Petrova, Wolfe, Devvarman announce retirements from tennis

by: Kamakshi Tandon January 11, 2017

Nadia Petrova, 34, reached No. 3 in the world in 2006. (AP) 

Former world No. 3 Nadia Petrova has announced her retirement from tennis.

The Russian has not played since 2014, and has now officially hung up her racquet.

"It's confusing, somewhat painful—scary, yet also gratifying," said Petrova, who explained that her hip injury could not meet the demands of competition. "I was aggressively doing court work. It started to break down again ... I said to myself, 'I want to start a family. I want to be home more, and I want to enjoy a lot of the things I never had time for while I was on the road.'" 

But while Petrova is stepping off the tour, she isn't walking away from the game.

"I plan to stay involved in tennis," she said. "I will be devoting a lot of my time to the sport through charity work, which I will make known soon. I may no longer be competing, but I will never be far from a court. My heart will always belong there."

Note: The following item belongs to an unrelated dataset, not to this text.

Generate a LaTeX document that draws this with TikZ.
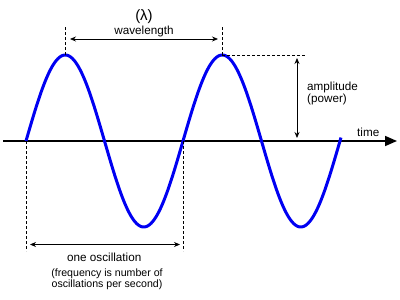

Joining her in retirement is former No. 25 Jarmila Wolfe, who began her career playing for Slovakia before competing for Australia.

"I have been unable to recover from a back injury that my doctors have advised is now chronic," Wolfe said in a statement. "I would have liked to have played one more Australian Open, with my last-ever match playing in front of the Melbourne Park crowd, and say goodbye properly to the Australian public. But the powers that be declined my wild-card request."

They follow India's Somdev Devvarman, who announced his retirement a couple of weeks ago following several months off the tour.

"One of the things that kept me going and kept me winning was passion,” he said at a press conference. “It kept diminishing every year. Once I realized that, once I knew it was going to be difficult to stay in the Top 100, then it became an easy decision for me.”(http://www.sportstarlive.com/atp/somdev-diminishing-passion-made-me-quit/article9455369.ece)

The 31-year-old and two-time NCAA champion reached a career-high No. 62 in the rankings.